Former Secretary of State Hillary Clinton engaged in an awkward exchange with NPR's Terry Gross on Thursday when the radio host pushed her on her evolving stance on gay marriage.
When Clinton ran for the Democratic nomination for president in 2008, she, like then-candidate Barack Obama, opposed gay marriage. Since then, both Clinton and Obama have both publicly switched their stance on the issue. Gross attempted to clarify whether Clinton's initial opposition was a "political calculation."
During their conversation, Clinton responded vaguely to Gross' attempts to clarify whether the likely 2016 candidate's position on gay marriage changed at any point, making general points like "just because you’re a politician doesn’t mean you’re not a thinking human being," and "I think I’m an American, I think that we have all evolved."
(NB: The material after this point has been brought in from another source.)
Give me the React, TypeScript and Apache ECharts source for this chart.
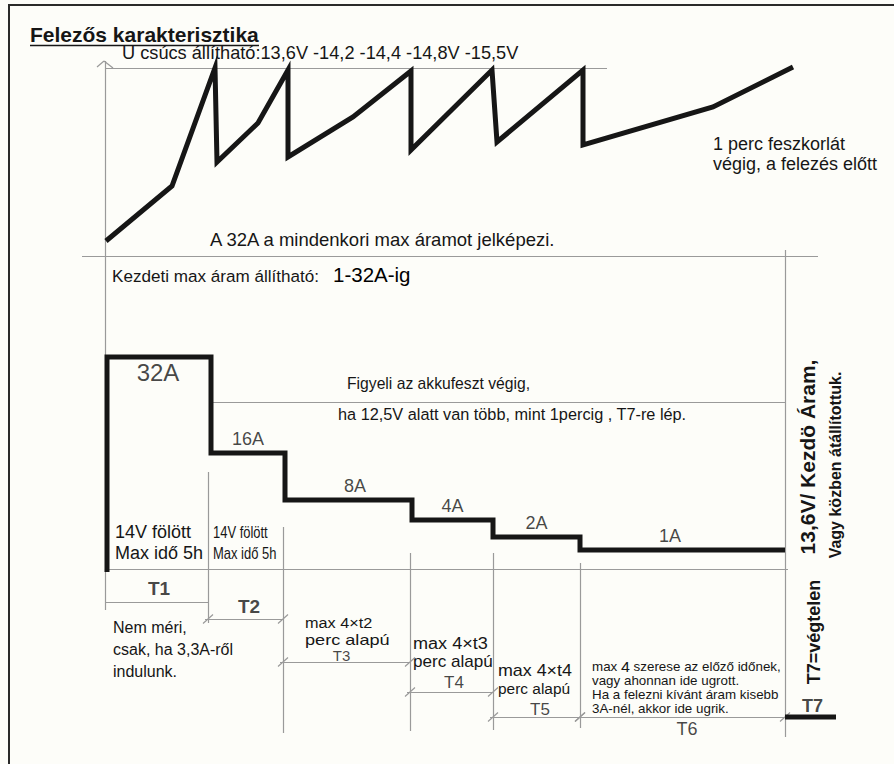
import React, { useEffect, useRef } from "react";
import * as echarts from "echarts";

const FONT = '"Liberation Sans", Arial, Helvetica, sans-serif';
const INK = "#161616";
const GUIDE = "#9a9a9a";

// ---- Upper diagram: charging voltage (schematic units; peak line = 18.8)
const voltageTime = [0.1, 6.7, 11.0, 11.2, 15.3, 18.3, 18.3, 24.8, 30.6, 30.6, 38.7, 39.2, 47.8, 47.8, 60.8, 68.8];
const voltageLevel = [1.5, 7.0, 18.8, 9.4, 13.3, 18.6, 9.9, 13.9, 18.5, 10.6, 18.6, 11.4, 18.6, 11.1, 14.9, 18.9];
const peakLevel = 18.8;
const peakLineEnd = 50.2;

// ---- Lower diagram: halving current steps (schematic units)
const currentNames = ["32A", "16A", "8A", "4A", "2A", "1A"];
const currentLevel = [21.2, 11.6, 6.9, 4.9, 3.2, 1.9];
const stepEdges = [0.2, 10.6, 18.0, 30.7, 38.8, 47.5, 68.0];
const currentLabelX = [5.3, 14.3, 25.0, 34.75, 43.15, 56.5];

// ---- Phases T1..T7
const phaseNames = ["T1", "T2", "T3", "T4", "T5", "T6", "T7"];
const phaseEdges = [0, 10.3, 17.8, 30.5, 38.8, 47.5, 68.0, 73.1];
const phaseDimY = [-3.3, -5.0, -9.3, -12.3, -14.8, -14.8, -14.8];
const phaseLabelX = [5.4, 14.4, 23.65, 34.9, 43.5, 58.2, 70.75];
const phaseLabelY = [-1.94, -3.74, -8.68, -11.3, -14.0, -15.97, -13.67];
const boundaryTop = [9.7, 4.2, 1.6, 1.6, 0.6, 31.9];
const boundaryBottom = [-5.4, -16.4, -16.2, -16.1, -15.9, -16.8];
const watchLevel = 16.7;
const watchStart = 10.8;

type Pt = [number, number];

function seg(a: Pt, b: Pt) {
  return { coords: [a, b] };
}

function txt(text: string, x: number, baseline: number, size: number, extra: any = {}) {
  const { weight = "normal", scaleX = 1, fill = INK, rich } = extra;
  return {
    type: "text",
    x,
    y: baseline - 0.35 * size,
    scaleX,
    silent: true,
    style: {
      text,
      fill,
      fontSize: size,
      fontFamily: FONT,
      fontWeight: weight,
      align: "left",
      verticalAlign: "middle",
      rich,
    },
  };
}

function vtxt(text: string, cx: number, cy: number, size: number, scaleX = 1) {
  return {
    type: "text",
    x: cx,
    y: cy,
    rotation: Math.PI / 2,
    scaleX,
    silent: true,
    style: {
      text,
      fill: INK,
      fontSize: size,
      fontFamily: FONT,
      fontWeight: "bold",
      align: "center",
      verticalAlign: "middle",
    },
  };
}

function buildOption() {
  const voltageData = voltageTime.map((t, i) => [t, voltageLevel[i]]);

  const currentData: Pt[] = [[stepEdges[0], -0.3]];
  currentLevel.forEach((lv, i) => {
    currentData.push([stepEdges[i], lv]);
    currentData.push([stepEdges[i + 1], lv]);
  });

  const topGuides = [
    seg([0, peakLevel], [peakLineEnd, peakLevel]),
    seg([0, 19.5], [0, -9.9]),
    seg([-0.8, 18.9], [-0.1, 19.5]),
    seg([-0.1, 19.5], [0.8, 18.8]),
    seg([-2.3, 0], [71.3, 0]),
  ];

  const bottomGuides: any[] = [
    seg([watchStart, watchLevel], [stepEdges[6], watchLevel]),
    seg([0, 0], [68.3, 0]),
    seg([0, 0], [0, -4.1]),
    seg([0, phaseDimY[0]], [phaseEdges[1], phaseDimY[0]]),
  ];
  for (let i = 1; i <= 6; i++) {
    bottomGuides.push(seg([phaseEdges[i], boundaryTop[i - 1]], [phaseEdges[i], boundaryBottom[i - 1]]));
  }
  for (let i = 1; i <= 5; i++) {
    const y = phaseDimY[i];
    const a = phaseEdges[i];
    const b = phaseEdges[i + 1];
    bottomGuides.push(seg([a - 0.3, y], [b, y]));
    bottomGuides.push(seg([a - 0.5, y - 0.45], [a + 0.5, y + 0.45]));
    bottomGuides.push(seg([b - 0.5, y - 0.45], [b + 0.5, y + 0.45]));
  }

  const currentLabelData = currentNames.map((n, i) => ({
    name: n,
    value: [currentLabelX[i], currentLevel[i]],
    label: {
      fontSize: i === 0 ? 24 : 18,
      offset: [0, i === 0 ? 15 : -14],
    },
  }));

  const phaseLabelData = phaseNames.map((n, i) => {
    const bold = i === 0 || i === 1 || i === 6;
    const size = [19, 19, 15, 17, 17, 18, 18][i];
    return {
      name: n,
      value: [phaseLabelX[i], phaseLabelY[i]],
      label: { fontSize: size, fontWeight: bold ? "bold" : "normal" },
    };
  });

  const labelSeriesBase = {
    type: "scatter",
    symbolSize: 1,
    itemStyle: { color: "rgba(0,0,0,0)" },
    silent: true,
    clip: false,
    label: {
      show: true,
      position: "inside",
      color: INK,
      fontFamily: FONT,
      formatter: (p: any) => p.name,
    },
  };

  const graphic: any[] = [
    {
      type: "polyline",
      silent: true,
      shape: { points: [[9, 764], [9, 5], [894, 5]] },
      style: { stroke: "#2a2a2a", lineWidth: 2, fill: "none" },
    },
    txt("Felezős karakterisztika", 30, 42, 21, { weight: "bold" }),
    {
      type: "line",
      silent: true,
      shape: { x1: 30, y1: 45.5, x2: 259, y2: 45.5 },
      style: { stroke: INK, lineWidth: 1.6 },
    },
    txt("U csúcs állítható:13,6V -14,2 -14,4 -14,8V -15,5V", 122, 59, 18.2),
    txt("1 perc feszkorlát", 713, 150, 18),
    txt("végig, a felezés előtt", 713, 170, 18),
    txt("A 32A a mindenkori max áramot jelképezi.", 210, 246, 18.5),
    txt("Kezdeti max áram állítható:", 112, 282, 17.1),
    txt("1-32A-ig", 333, 282, 20.5, { fill: "#000" }),
    txt("Figyeli az akkufeszt végig,", 347, 389, 15.7),
    txt("ha 12,5V alatt van több, mint 1percig , T7-re lép.", 338, 420, 16.3),
    txt("14V fölött", 115, 538, 18),
    txt("Max idő 5h", 115, 559, 18),
    txt("14V fölött", 213, 538, 16, { scaleX: 0.81 }),
    txt("Max idő 5h", 213, 559, 16, { scaleX: 0.81 }),
    txt("Nem méri,", 113, 633, 16),
    txt("csak, ha 3,3A-ről", 113, 655, 16),
    txt("indulunk.", 113, 677, 16),
    txt("max 4×t2", 305, 628, 14.5, { scaleX: 1.12 }),
    txt("perc alapú", 305, 644.5, 14.5, { scaleX: 1.25 }),
    txt("max 4×t3", 413, 649, 16, { scaleX: 1.13 }),
    txt("perc alapú", 413, 667, 16, { scaleX: 1.07 }),
    txt("max 4×t4", 498, 676, 17, { scaleX: 1.05 }),
    txt("perc alapú", 498, 694, 15, { scaleX: 1.03 }),
    txt("{a|max }{b|4}{a| szerese az előző időnek,}", 592, 671, 12.5, {
      scaleX: 1.07,
      rich: {
        a: { fontSize: 12.5, fontFamily: FONT, fill: INK, lineHeight: 13 },
        b: { fontSize: 15, fontFamily: FONT, fill: INK, lineHeight: 13 },
      },
    }),
    txt("vagy ahonnan ide ugrott.", 592, 685, 12.5, { scaleX: 1.07 }),
    txt("Ha a felezni kívánt áram kisebb", 592, 699, 12.5, { scaleX: 1.07 }),
    txt("3A-nél, akkor ide ugrik.", 592, 713, 12.5, { scaleX: 1.07 }),
    vtxt("13,6V/ Kezdö Áram,", 807.6, 457, 21),
    vtxt("Vagy közben átállítottuk.", 835.4, 465, 16),
    vtxt("T7=végtelen", 813.5, 632, 18),
  ];

  return {
    animation: false,
    backgroundColor: "#fdfdf9",
    grid: [
      { left: 105, top: 56, width: 780, height: 200 },
      { left: 105, top: 349, width: 780, height: 400 },
    ],
    xAxis: [
      { type: "value", gridIndex: 0, min: 0, max: 78, show: false },
      { type: "value", gridIndex: 1, min: 0, max: 78, show: false },
    ],
    yAxis: [
      { type: "value", gridIndex: 0, min: 0, max: 20, show: false },
      { type: "value", gridIndex: 1, min: -18, max: 22, show: false },
    ],
    series: [
      {
        type: "lines",
        coordinateSystem: "cartesian2d",
        xAxisIndex: 0,
        yAxisIndex: 0,
        silent: true,
        clip: false,
        lineStyle: { color: GUIDE, width: 1.2, opacity: 1 },
        data: topGuides,
      },
      {
        type: "lines",
        coordinateSystem: "cartesian2d",
        xAxisIndex: 1,
        yAxisIndex: 1,
        silent: true,
        clip: false,
        lineStyle: { color: GUIDE, width: 1.2, opacity: 1 },
        data: bottomGuides,
      },
      {
        name: "Feszültség",
        type: "line",
        xAxisIndex: 0,
        yAxisIndex: 0,
        data: voltageData,
        symbol: "none",
        clip: false,
        silent: true,
        lineStyle: { color: INK, width: 5, join: "miter", miterLimit: 6 },
      },
      {
        name: "Áram",
        type: "line",
        xAxisIndex: 1,
        yAxisIndex: 1,
        data: currentData,
        symbol: "none",
        clip: false,
        silent: true,
        lineStyle: { color: INK, width: 5, join: "miter" },
      },
      {
        name: "T7",
        type: "line",
        xAxisIndex: 1,
        yAxisIndex: 1,
        data: [
          [phaseEdges[6], phaseDimY[6]],
          [phaseEdges[7], phaseDimY[6]],
        ],
        symbol: "none",
        clip: false,
        silent: true,
        lineStyle: { color: INK, width: 5 },
      },
      { ...labelSeriesBase, xAxisIndex: 1, yAxisIndex: 1, data: currentLabelData },
      { ...labelSeriesBase, xAxisIndex: 1, yAxisIndex: 1, data: phaseLabelData },
    ],
    graphic,
  };
}

export default function App() {
  const ref = useRef<HTMLDivElement>(null);
  useEffect(() => {
    if (!ref.current) return;
    const chart = echarts.init(ref.current, undefined, { renderer: "svg" });
    chart.setOption(buildOption() as any);
    return () => chart.dispose();
  }, []);
  return (
    <div
      ref={ref}
      style={{ position: "fixed", left: 0, top: 0, width: 894, height: 764 }}
    />
  );
}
Gross continued to reframe her question, asking whether Clinton, at any point, changed her mind about gay marriage, or whether she supported it personally all along.
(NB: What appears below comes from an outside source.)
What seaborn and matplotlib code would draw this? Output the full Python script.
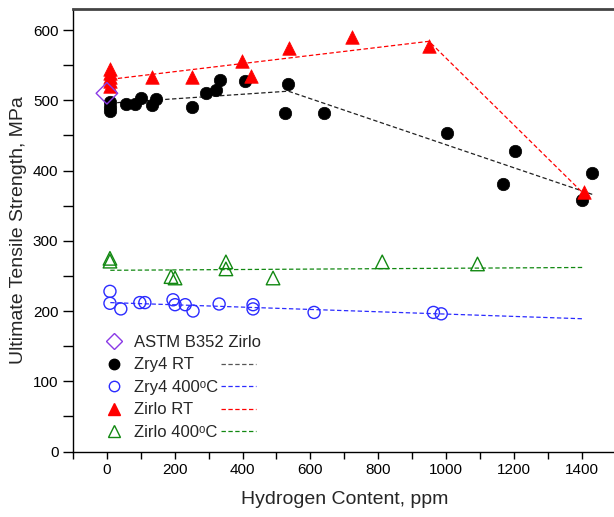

"You know, I really — I have to say, I think you are being very persistent, but you are playing with my words," Clinton said several minutes into the conversation. "And playing with what is such an important issue."
"I’m just trying to clarify so I can understand," Gross said, but was then interrupted by Clinton.
"No, I don’t think you are trying to clarify. I think you are trying to say that I used to be opposed [to gay marriage], and now I am in favor, and I did it for political reasons. And that’s just flat wrong. So let me just state what I feel like you are implying and repudiate it. I have a strong record. I have a great commitment to this issue and I am proud of what I’ve done and the progress we're making," Clinton said.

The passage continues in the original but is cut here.